Caring for your aging parents is a bit of a paradoxical situation. You live your whole life with these people as your rock, taking care of your needs, and giving you the tools you need to survive. Then they age, and you are charged with tending to your parent’s needs.
However strong you may be, the position is challenging to fulfill. It helps to educate yourself. Take a moment now to read through some tips that will help you better care for your aging parents whether the time is now or soon to come.
Accept support from others
You may feel a bit of reluctance to ask for help caring for your elderly parents, but there’s no shame in asking others to carry the torch on occasion. Your siblings, friends, and extended family members are all an excellent first line of defense against becoming overwhelmed.

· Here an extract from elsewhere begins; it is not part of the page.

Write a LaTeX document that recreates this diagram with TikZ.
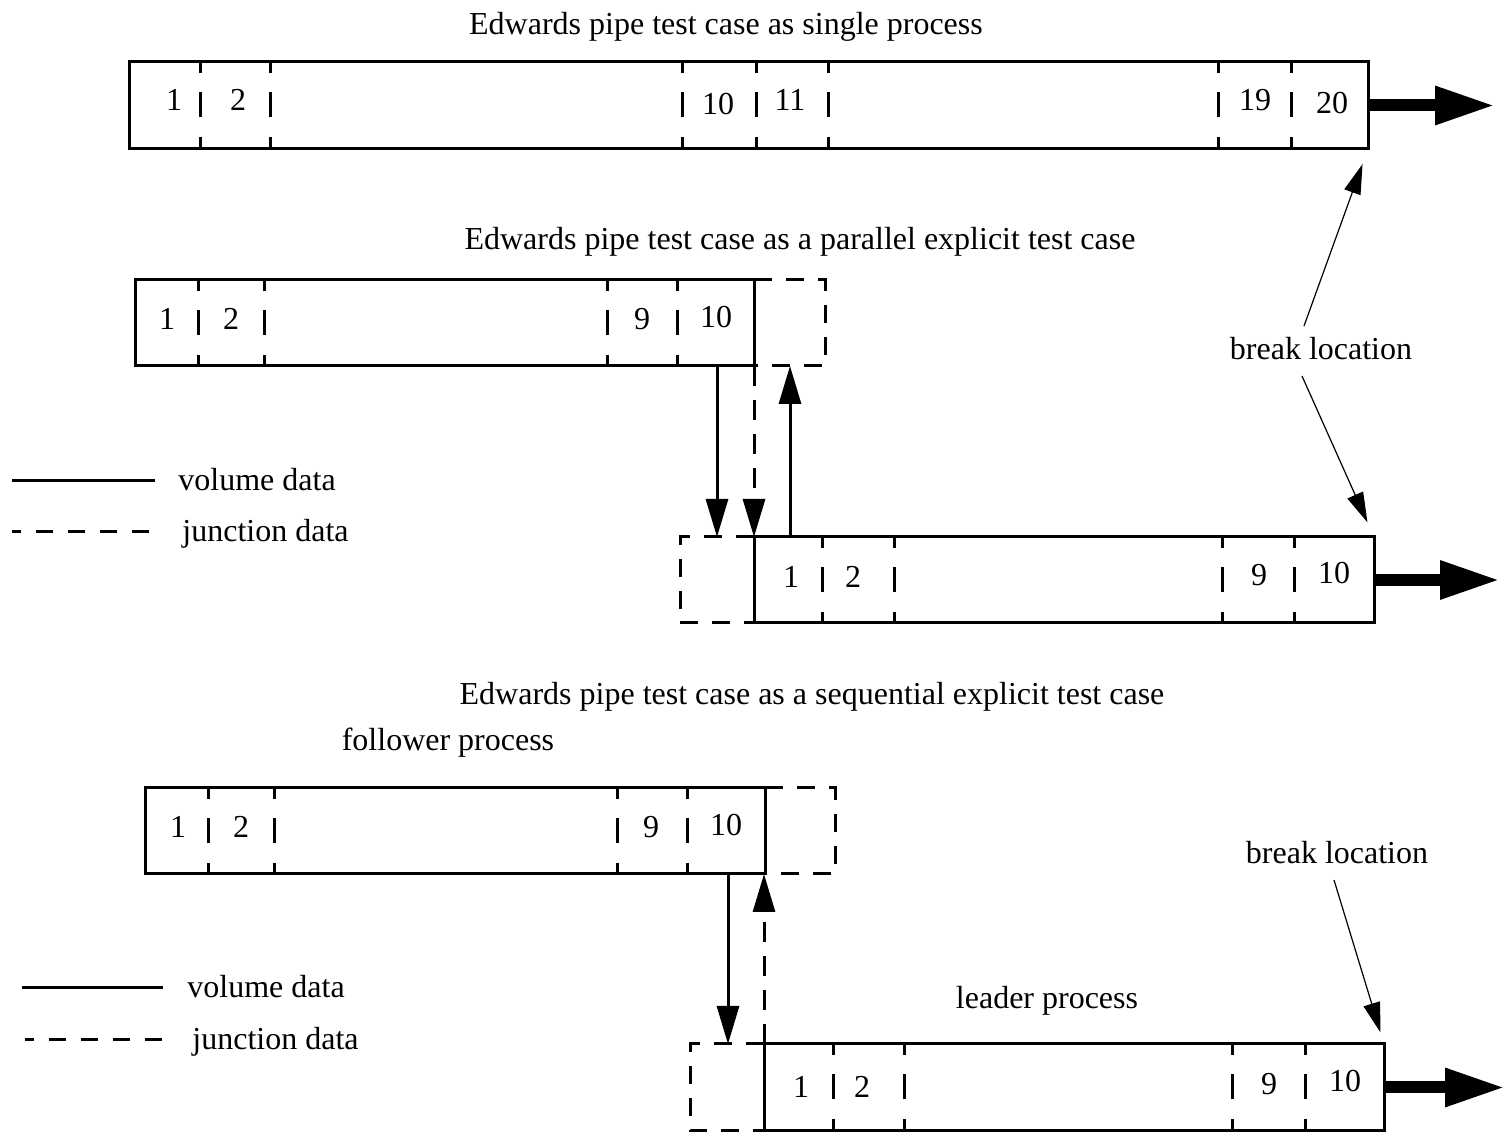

Find people in your circle who are willing to tackle smaller tasks. You can ask a sibling to do some grocery shopping. Get help with maintaining the dishes, or get some help with transportation to a doctor’s appointment.
Even willing helpers who live out of town can be of assistance. Out of towners can make important phone calls, help manage the payment of bills, or research possible healthcare solutions.
Utilize community resources
Most communities provide some level of assistance for caregivers and their parents. Take the help your community offers. You can typically find meal delivery programs, caregiving companions, and transportation services for your aging parents with just a quick online search.
Inform your employer of the situation
It’s wise to let your employer know about your shifting role in your parents’ lives. Being transparent about the situation will help your employer prepare for various accommodations you’ll need to provide the right care for your parents. You may need to file for FMLA (Family Medical Leave Act) at some point, so it’s good to give your employer a heads up.
Work with your parent on legal issues
Your aging parents may not yet have aligned all of their proverbial ducks. Help them get their legal ducks in a row by walking them through the paperwork.
Help your parents’ most basic of wishes be observed by putting them down on paper. Discuss whether or not your parent wants a DNR (Do Not Resuscitate) order. Discuss their progress on a last will and testament.
Take the time to care for yourself
Finally, make sure to take time for yourself. You can’t give your parents your best effort if you aren’t taking care of yourself first. Make sure you get plenty of rest. Make sure to carve out personal time, and do your best not to overextend your time.